(Data extracted from a collection)
[START]
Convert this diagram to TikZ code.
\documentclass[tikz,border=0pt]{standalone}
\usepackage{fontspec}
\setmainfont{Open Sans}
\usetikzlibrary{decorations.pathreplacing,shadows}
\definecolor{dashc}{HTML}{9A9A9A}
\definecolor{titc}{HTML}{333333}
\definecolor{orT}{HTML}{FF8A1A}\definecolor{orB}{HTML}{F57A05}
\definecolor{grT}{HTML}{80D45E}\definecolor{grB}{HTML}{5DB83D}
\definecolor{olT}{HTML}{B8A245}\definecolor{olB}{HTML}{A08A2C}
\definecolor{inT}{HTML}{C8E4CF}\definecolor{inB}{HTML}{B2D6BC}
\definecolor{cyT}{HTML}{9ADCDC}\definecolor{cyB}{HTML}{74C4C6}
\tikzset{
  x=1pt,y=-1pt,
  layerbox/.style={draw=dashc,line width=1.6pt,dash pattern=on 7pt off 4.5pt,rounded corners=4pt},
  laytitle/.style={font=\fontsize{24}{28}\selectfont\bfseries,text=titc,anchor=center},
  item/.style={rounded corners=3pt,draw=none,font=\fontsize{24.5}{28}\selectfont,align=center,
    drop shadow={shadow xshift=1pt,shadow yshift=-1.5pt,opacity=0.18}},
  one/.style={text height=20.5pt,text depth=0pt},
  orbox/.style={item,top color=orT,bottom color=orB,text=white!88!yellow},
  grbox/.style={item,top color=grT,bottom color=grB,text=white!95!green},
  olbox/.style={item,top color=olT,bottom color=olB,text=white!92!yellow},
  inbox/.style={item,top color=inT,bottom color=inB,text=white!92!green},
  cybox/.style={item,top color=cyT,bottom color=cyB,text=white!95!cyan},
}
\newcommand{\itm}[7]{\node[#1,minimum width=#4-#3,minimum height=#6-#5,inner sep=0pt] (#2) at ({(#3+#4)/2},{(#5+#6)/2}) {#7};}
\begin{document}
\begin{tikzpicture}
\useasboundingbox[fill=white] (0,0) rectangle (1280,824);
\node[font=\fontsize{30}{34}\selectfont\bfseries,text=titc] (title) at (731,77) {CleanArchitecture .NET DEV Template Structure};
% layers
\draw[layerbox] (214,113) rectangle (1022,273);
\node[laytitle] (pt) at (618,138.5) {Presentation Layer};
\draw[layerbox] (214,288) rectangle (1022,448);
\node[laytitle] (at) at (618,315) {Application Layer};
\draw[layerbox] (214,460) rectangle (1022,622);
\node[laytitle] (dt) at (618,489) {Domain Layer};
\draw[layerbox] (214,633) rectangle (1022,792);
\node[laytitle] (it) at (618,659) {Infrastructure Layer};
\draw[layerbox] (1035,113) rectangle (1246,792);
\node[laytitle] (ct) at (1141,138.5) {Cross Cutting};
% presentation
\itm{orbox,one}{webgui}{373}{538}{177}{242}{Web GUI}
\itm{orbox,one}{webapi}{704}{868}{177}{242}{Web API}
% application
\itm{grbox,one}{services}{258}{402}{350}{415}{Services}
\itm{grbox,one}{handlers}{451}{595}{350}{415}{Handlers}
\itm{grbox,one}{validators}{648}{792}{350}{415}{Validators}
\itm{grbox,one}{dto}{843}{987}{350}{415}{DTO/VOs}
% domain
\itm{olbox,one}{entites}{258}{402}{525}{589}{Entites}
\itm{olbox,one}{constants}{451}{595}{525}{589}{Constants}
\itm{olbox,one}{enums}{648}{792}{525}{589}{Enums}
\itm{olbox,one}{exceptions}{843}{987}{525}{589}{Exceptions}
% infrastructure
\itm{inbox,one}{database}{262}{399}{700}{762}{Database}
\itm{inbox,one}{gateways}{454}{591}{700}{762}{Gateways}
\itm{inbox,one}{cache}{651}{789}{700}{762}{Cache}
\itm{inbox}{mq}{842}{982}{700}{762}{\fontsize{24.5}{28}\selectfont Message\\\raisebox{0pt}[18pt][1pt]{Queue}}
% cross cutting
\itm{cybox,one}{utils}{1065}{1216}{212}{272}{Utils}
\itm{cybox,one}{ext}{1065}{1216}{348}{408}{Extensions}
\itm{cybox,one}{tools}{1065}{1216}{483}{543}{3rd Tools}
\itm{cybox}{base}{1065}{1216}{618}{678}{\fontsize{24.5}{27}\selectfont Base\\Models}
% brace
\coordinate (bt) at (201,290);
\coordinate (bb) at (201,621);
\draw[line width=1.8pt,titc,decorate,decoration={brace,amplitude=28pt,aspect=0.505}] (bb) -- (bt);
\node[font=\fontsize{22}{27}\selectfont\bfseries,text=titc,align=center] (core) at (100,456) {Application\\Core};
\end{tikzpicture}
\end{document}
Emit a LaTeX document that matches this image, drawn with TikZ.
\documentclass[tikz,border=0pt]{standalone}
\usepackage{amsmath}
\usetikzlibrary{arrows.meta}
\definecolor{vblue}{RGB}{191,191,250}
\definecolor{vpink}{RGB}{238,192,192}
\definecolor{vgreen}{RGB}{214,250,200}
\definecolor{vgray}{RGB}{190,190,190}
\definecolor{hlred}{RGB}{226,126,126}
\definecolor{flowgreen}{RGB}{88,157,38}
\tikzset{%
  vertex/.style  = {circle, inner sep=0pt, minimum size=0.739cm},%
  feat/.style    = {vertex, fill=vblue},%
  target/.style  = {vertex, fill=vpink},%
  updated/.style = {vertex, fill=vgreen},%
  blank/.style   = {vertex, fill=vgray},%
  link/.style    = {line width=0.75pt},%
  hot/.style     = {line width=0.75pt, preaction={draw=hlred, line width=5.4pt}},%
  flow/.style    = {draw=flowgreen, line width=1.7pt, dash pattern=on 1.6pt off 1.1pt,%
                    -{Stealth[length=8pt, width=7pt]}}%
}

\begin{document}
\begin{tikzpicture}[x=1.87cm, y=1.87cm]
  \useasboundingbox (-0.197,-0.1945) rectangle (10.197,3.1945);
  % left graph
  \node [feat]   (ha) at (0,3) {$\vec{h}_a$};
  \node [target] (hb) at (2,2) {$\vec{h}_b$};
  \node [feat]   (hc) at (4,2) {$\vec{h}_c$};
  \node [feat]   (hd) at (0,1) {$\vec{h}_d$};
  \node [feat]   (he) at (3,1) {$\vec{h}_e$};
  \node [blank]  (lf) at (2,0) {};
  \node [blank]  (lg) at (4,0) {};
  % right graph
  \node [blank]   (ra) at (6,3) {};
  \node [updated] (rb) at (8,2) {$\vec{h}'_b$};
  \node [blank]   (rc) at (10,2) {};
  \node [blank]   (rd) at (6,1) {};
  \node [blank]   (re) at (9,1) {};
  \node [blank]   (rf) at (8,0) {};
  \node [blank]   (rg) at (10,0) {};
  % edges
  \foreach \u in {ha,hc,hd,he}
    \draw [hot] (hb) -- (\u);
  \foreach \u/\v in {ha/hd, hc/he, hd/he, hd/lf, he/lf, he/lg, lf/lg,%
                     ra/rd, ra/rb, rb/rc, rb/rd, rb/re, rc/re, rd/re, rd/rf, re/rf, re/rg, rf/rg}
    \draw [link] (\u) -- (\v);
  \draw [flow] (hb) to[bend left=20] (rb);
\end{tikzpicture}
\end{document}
[END]
Print the records above in full, exactly.

Correct answer →
Convert this diagram to TikZ code.
\documentclass[tikz,border=0pt]{standalone}
\usepackage{fontspec}
\setmainfont{Open Sans}
\usetikzlibrary{decorations.pathreplacing,shadows}
\definecolor{dashc}{HTML}{9A9A9A}
\definecolor{titc}{HTML}{333333}
\definecolor{orT}{HTML}{FF8A1A}\definecolor{orB}{HTML}{F57A05}
\definecolor{grT}{HTML}{80D45E}\definecolor{grB}{HTML}{5DB83D}
\definecolor{olT}{HTML}{B8A245}\definecolor{olB}{HTML}{A08A2C}
\definecolor{inT}{HTML}{C8E4CF}\definecolor{inB}{HTML}{B2D6BC}
\definecolor{cyT}{HTML}{9ADCDC}\definecolor{cyB}{HTML}{74C4C6}
\tikzset{
  x=1pt,y=-1pt,
  layerbox/.style={draw=dashc,line width=1.6pt,dash pattern=on 7pt off 4.5pt,rounded corners=4pt},
  laytitle/.style={font=\fontsize{24}{28}\selectfont\bfseries,text=titc,anchor=center},
  item/.style={rounded corners=3pt,draw=none,font=\fontsize{24.5}{28}\selectfont,align=center,
    drop shadow={shadow xshift=1pt,shadow yshift=-1.5pt,opacity=0.18}},
  one/.style={text height=20.5pt,text depth=0pt},
  orbox/.style={item,top color=orT,bottom color=orB,text=white!88!yellow},
  grbox/.style={item,top color=grT,bottom color=grB,text=white!95!green},
  olbox/.style={item,top color=olT,bottom color=olB,text=white!92!yellow},
  inbox/.style={item,top color=inT,bottom color=inB,text=white!92!green},
  cybox/.style={item,top color=cyT,bottom color=cyB,text=white!95!cyan},
}
\newcommand{\itm}[7]{\node[#1,minimum width=#4-#3,minimum height=#6-#5,inner sep=0pt] (#2) at ({(#3+#4)/2},{(#5+#6)/2}) {#7};}
\begin{document}
\begin{tikzpicture}
\useasboundingbox[fill=white] (0,0) rectangle (1280,824);
\node[font=\fontsize{30}{34}\selectfont\bfseries,text=titc] (title) at (731,77) {CleanArchitecture .NET DEV Template Structure};
% layers
\draw[layerbox] (214,113) rectangle (1022,273);
\node[laytitle] (pt) at (618,138.5) {Presentation Layer};
\draw[layerbox] (214,288) rectangle (1022,448);
\node[laytitle] (at) at (618,315) {Application Layer};
\draw[layerbox] (214,460) rectangle (1022,622);
\node[laytitle] (dt) at (618,489) {Domain Layer};
\draw[layerbox] (214,633) rectangle (1022,792);
\node[laytitle] (it) at (618,659) {Infrastructure Layer};
\draw[layerbox] (1035,113) rectangle (1246,792);
\node[laytitle] (ct) at (1141,138.5) {Cross Cutting};
% presentation
\itm{orbox,one}{webgui}{373}{538}{177}{242}{Web GUI}
\itm{orbox,one}{webapi}{704}{868}{177}{242}{Web API}
% application
\itm{grbox,one}{services}{258}{402}{350}{415}{Services}
\itm{grbox,one}{handlers}{451}{595}{350}{415}{Handlers}
\itm{grbox,one}{validators}{648}{792}{350}{415}{Validators}
\itm{grbox,one}{dto}{843}{987}{350}{415}{DTO/VOs}
% domain
\itm{olbox,one}{entites}{258}{402}{525}{589}{Entites}
\itm{olbox,one}{constants}{451}{595}{525}{589}{Constants}
\itm{olbox,one}{enums}{648}{792}{525}{589}{Enums}
\itm{olbox,one}{exceptions}{843}{987}{525}{589}{Exceptions}
% infrastructure
\itm{inbox,one}{database}{262}{399}{700}{762}{Database}
\itm{inbox,one}{gateways}{454}{591}{700}{762}{Gateways}
\itm{inbox,one}{cache}{651}{789}{700}{762}{Cache}
\itm{inbox}{mq}{842}{982}{700}{762}{\fontsize{24.5}{28}\selectfont Message\\\raisebox{0pt}[18pt][1pt]{Queue}}
% cross cutting
\itm{cybox,one}{utils}{1065}{1216}{212}{272}{Utils}
\itm{cybox,one}{ext}{1065}{1216}{348}{408}{Extensions}
\itm{cybox,one}{tools}{1065}{1216}{483}{543}{3rd Tools}
\itm{cybox}{base}{1065}{1216}{618}{678}{\fontsize{24.5}{27}\selectfont Base\\Models}
% brace
\coordinate (bt) at (201,290);
\coordinate (bb) at (201,621);
\draw[line width=1.8pt,titc,decorate,decoration={brace,amplitude=28pt,aspect=0.505}] (bb) -- (bt);
\node[font=\fontsize{22}{27}\selectfont\bfseries,text=titc,align=center] (core) at (100,456) {Application\\Core};
\end{tikzpicture}
\end{document}
Emit a LaTeX document that matches this image, drawn with TikZ.
\documentclass[tikz,border=0pt]{standalone}
\usepackage{amsmath}
\usetikzlibrary{arrows.meta}
\definecolor{vblue}{RGB}{191,191,250}
\definecolor{vpink}{RGB}{238,192,192}
\definecolor{vgreen}{RGB}{214,250,200}
\definecolor{vgray}{RGB}{190,190,190}
\definecolor{hlred}{RGB}{226,126,126}
\definecolor{flowgreen}{RGB}{88,157,38}
\tikzset{%
  vertex/.style  = {circle, inner sep=0pt, minimum size=0.739cm},%
  feat/.style    = {vertex, fill=vblue},%
  target/.style  = {vertex, fill=vpink},%
  updated/.style = {vertex, fill=vgreen},%
  blank/.style   = {vertex, fill=vgray},%
  link/.style    = {line width=0.75pt},%
  hot/.style     = {line width=0.75pt, preaction={draw=hlred, line width=5.4pt}},%
  flow/.style    = {draw=flowgreen, line width=1.7pt, dash pattern=on 1.6pt off 1.1pt,%
                    -{Stealth[length=8pt, width=7pt]}}%
}

\begin{document}
\begin{tikzpicture}[x=1.87cm, y=1.87cm]
  \useasboundingbox (-0.197,-0.1945) rectangle (10.197,3.1945);
  % left graph
  \node [feat]   (ha) at (0,3) {$\vec{h}_a$};
  \node [target] (hb) at (2,2) {$\vec{h}_b$};
  \node [feat]   (hc) at (4,2) {$\vec{h}_c$};
  \node [feat]   (hd) at (0,1) {$\vec{h}_d$};
  \node [feat]   (he) at (3,1) {$\vec{h}_e$};
  \node [blank]  (lf) at (2,0) {};
  \node [blank]  (lg) at (4,0) {};
  % right graph
  \node [blank]   (ra) at (6,3) {};
  \node [updated] (rb) at (8,2) {$\vec{h}'_b$};
  \node [blank]   (rc) at (10,2) {};
  \node [blank]   (rd) at (6,1) {};
  \node [blank]   (re) at (9,1) {};
  \node [blank]   (rf) at (8,0) {};
  \node [blank]   (rg) at (10,0) {};
  % edges
  \foreach \u in {ha,hc,hd,he}
    \draw [hot] (hb) -- (\u);
  \foreach \u/\v in {ha/hd, hc/he, hd/he, hd/lf, he/lf, he/lg, lf/lg,%
                     ra/rd, ra/rb, rb/rc, rb/rd, rb/re, rc/re, rd/re, rd/rf, re/rf, re/rg, rf/rg}
    \draw [link] (\u) -- (\v);
  \draw [flow] (hb) to[bend left=20] (rb);
\end{tikzpicture}
\end{document}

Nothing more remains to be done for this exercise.